Mrs. Scarborough took her by the arm and pulled her farther to the side. “You know, Nettie doesn’t have much more time,” she said in hushed tones. “Perhaps, you should think of doing it sooner instead of later.”
“Yes, ma’am. We know. But I’ve just gotten out of nursing school, and I want to work for a while first.” Darcy knew her reply was lame, but what else could she say?
Bill came to her rescue. “You’ll excuse me, Miz Scarborough, if I steal my fiancée away.”
“You’re excused for now. But I will not forgive you if you don’t set a date, and soon. Your momma needs to see you married and settled.”
“Yes, ma’am, I know. But, I’m going to be busy with several training schools for the next few months, so we won’t be able to schedule anything until I’m done.”
“Until you’re finished with them,” Mrs. Scarborough corrected. “You’re only done if you’ve been baking at 350 degrees for about five hours like a turkey,” she added.
“Yes, ma’am. When I’m finished.” Bill steered Darcy across the room.
“I’m sorry,” he whispered quietly into Darcy’s ear. “I hadn’t expected the news to spread like wildfire. I could throttle Earline.”
Darcy turned and whispered back. “It’s all right.

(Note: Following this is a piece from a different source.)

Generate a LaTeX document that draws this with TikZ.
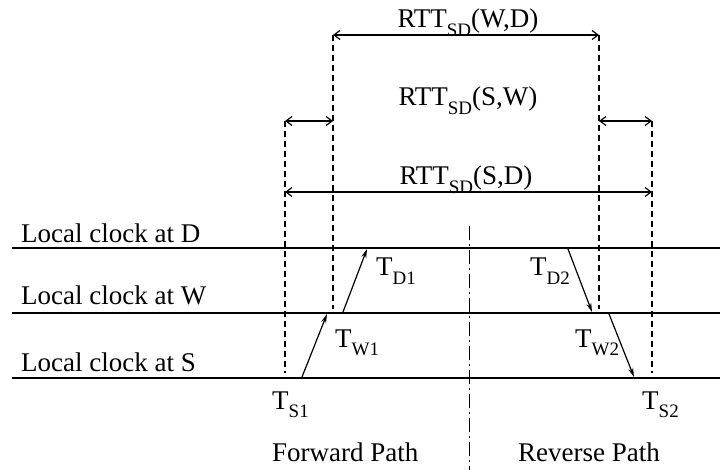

We should have asked your mother to keep it quiet.” Then she stopped. “But, that would have been unfair to her.”
“Yeah,” Bill said. “I should’ve straightened it all out last night.” Then he looked across the room to where his mother was seated regally in a chair, her attendant guests surrounding her.
No, he was glad he’d given her these few moments of pleasure. He and Darcy could pretend to have a falling-out later. He did have that long string of specialty schools coming up. It would be a perfect reason for the engagement not to work out.
Then he looked at Darcy, smiling down at Chrissy, Earline’s youngest. It might be a perfect excuse, but everybody’d think he was a damned fool to let a keeper like Darcy get away.
Too bad she wasn’t really his to lose.
DARCY’S FACE hurt from smiling so much, and it was still early in the party as far as she could tell. There were mounds of food on the table, and the huge sheet cake that Lougenia had baked and decorated herself had yet to be cut. It was going to be a long evening.